The following workflow options have changed names:

0.19 0.21
workflow_log_dir final_workflow_log_dir
outputs_path final_workflow_outputs_dir
call_logs_dir final_call_logs_dir
defaultRuntimeOptions default_runtime_attributes
workflowFailureMode workflow_failure_mode

API Endpoints

  • POST /api/workflows/:version/validate has been removed
  • GET /api/workflows/:version/:id/outputs/:call has been removed
  • GET /api/workflows/:version/query now requires start and end offsets. See the README section for this API for more details.

Database Migrations

Cromwell's database structure has changed significantly between 0.19 and 0.21. All pre-existing data has to be transformed/moved to new tables in order to be usable. The migration process can be split into 2 steps:

Restart Migration

Cromwell 0.21 will migrate workflows that were in Running state to the new database structure in order to attempt to resume them once the server restarts. This will ensure that even if cromwell is stopped while workflows are still running they aren't lost. No particular action/configuration is required for this step.

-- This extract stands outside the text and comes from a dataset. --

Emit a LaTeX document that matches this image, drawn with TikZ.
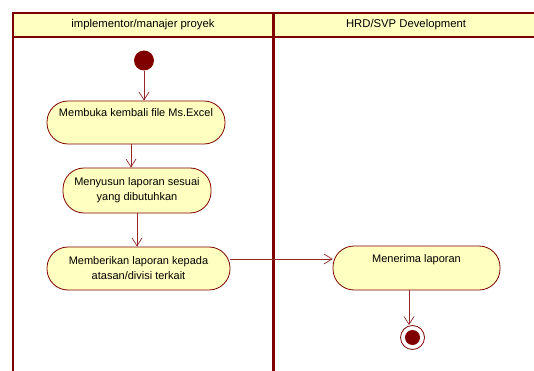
\documentclass[tikz,border=0pt]{standalone}
\usepackage{fontspec}
\setmainfont{Liberation Sans}
\usetikzlibrary{arrows.meta}
\definecolor{lanered}{HTML}{800000}
\definecolor{actfill}{HTML}{FFFFC0}
\tikzset{
  lane/.style={draw=lanered, line width=2pt},
  midlane/.style={draw=lanered, line width=3pt},
  act/.style={draw=lanered, fill=actfill, line width=0.8pt, rounded corners=21pt,
    align=center, inner sep=0pt, font=\fontsize{11}{15}\selectfont},
  flow/.style={draw=lanered!85, line width=0.7pt, -{Straight Barb[length=8pt,width=10pt]}},
  lanetitle/.style={font=\fontsize{11.3}{12}\selectfont, inner sep=0pt}
}
\begin{document}
\begin{tikzpicture}[x=1pt, y=-1pt]
  \useasboundingbox (0,0) rectangle (534,371);
  \begin{scope}
    \clip (0,0) rectangle (534,371);
    % swimlane header band
    \fill[actfill] (13,13) rectangle (540,37);
    \draw[lane] (13,13) -- (540,13);
    \draw[lane] (13,37) -- (540,37);
    % lane borders
    \draw[lane] (13,12) -- (13,375);
    \draw[midlane] (273,12) -- (273,375);
  \end{scope}
  \node[lanetitle] (laneA) at (143,25) {implementor/manajer proyek};
  \node[lanetitle] (laneB) at (406,25) {HRD/SVP Development};

  % initial node
  \node[circle, fill=lanered, minimum size=20pt, inner sep=0pt] (start) at (144,60.5) {};

  % activities
  \node[act, minimum width=178pt, minimum height=43pt] (a1) at (136,122.5)
    {Membuka kembali file Ms.Excel\\\strut};
  \node[act, minimum width=148pt, minimum height=45pt] (a2) at (137,190.5)
    {Menyusun laporan sesuai\\yang dibutuhkan};
  \node[act, minimum width=183pt, minimum height=43pt] (a3) at (138.5,268.5)
    {Memberikan laporan kepada\\atasan/divisi terkait};
  \node[act, minimum width=167pt, minimum height=44pt] (a4) at (416.5,268)
    {Menerima laporan\\\strut};

  % final node
  \node[circle, draw=lanered, line width=0.8pt, fill=white, minimum size=24pt, inner sep=0pt] (end) at (412.5,337.5) {};
  \node[circle, fill=lanered, minimum size=15pt, inner sep=0pt] (endcore) at (end.center) {};

  % control flows
  \draw[flow] (start.south) -- (start.south |- a1.north);
  \draw[flow] ([xshift=-5pt]a1.south) -- ([xshift=-6pt]a2.north);
  \draw[flow] (a2.south) -- (a2.south |- a3.north);
  \draw[flow] ([yshift=9.5pt]a3.east) -- ([yshift=9.5pt]a3.east -| a4.west);
  \draw[flow] ([xshift=-7.5pt]a4.south) -- ([xshift=-7.5pt]a4.south |- end.north);
\end{tikzpicture}
\end{document}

Metadata Migration (MySQL Only)

In order to keep metadata from previous (and current) workflow runs, all the data has to be moved to a new centralized table. Depending on the number and shape of the workflows in your database this step can be significantly time and space consuming. It is not possible to give an accurate estimation due to the multiple variables in play like number of workflows, complexity (number of tasks, scatters, attempts per task, etc...), hardware performance (of the database, of the machine running cromwell), backends used, etc...

However, a good rule of thumb is to make sure that your database has enough disk space to grow a factor 10. This is due to the fact that data is de-normalized during the migration. In particular all inputs and outputs, which means the more complex / large your outputs are (large arrays, etc...), the more your database will grow. Also be aware that the migration can take several hours for substantially large databases.

Important Notes

  • For better performance, make sure the flag rewriteBatchedStatements is set to true. This can be done by adding to your database connection url.

e.g:

jdbc:mysql:http://localhost:3006/cromwell_db?rewriteBatchedStatements=true

See the mysql doc for more information.

  • Because of the nature of wdl inputs and outputs, as well as the way they were stored up until cromwell 0.19, it is necessary to pull them out of the database, process them one by one in cromwell, and re-insert them. For that reason, if your database contains workflows with very large inputs or outputs (for example Arrays of several thousands of elements, large matrix, etc...), you might want to tune the migration-read-batch-size and migration-write-batch-size configuration fields (see the database section in application.conf)

    • migration-read-batch-size sets the number of rows that should be retrieved at the same time from the database. Once every row is processed, the next set is retrieved until there are no more. If your workflows/tasks have very large inputs or outputs, a number too large here could cause out of memory errors, or extended waiting times to pull the data from the database. On the other hand, a number too small could decrease performance by causing more round-trips to the database with the associated overhead.

    • migration-write-batch-size sets the number of insert statements that are buffered before being committed in a transaction. This decreases the number of queries to the database, while making sure the batch never gets too big. You might consider decreasing this field if your workflows/tasks have very large Strings as input or output (for example several MB of text).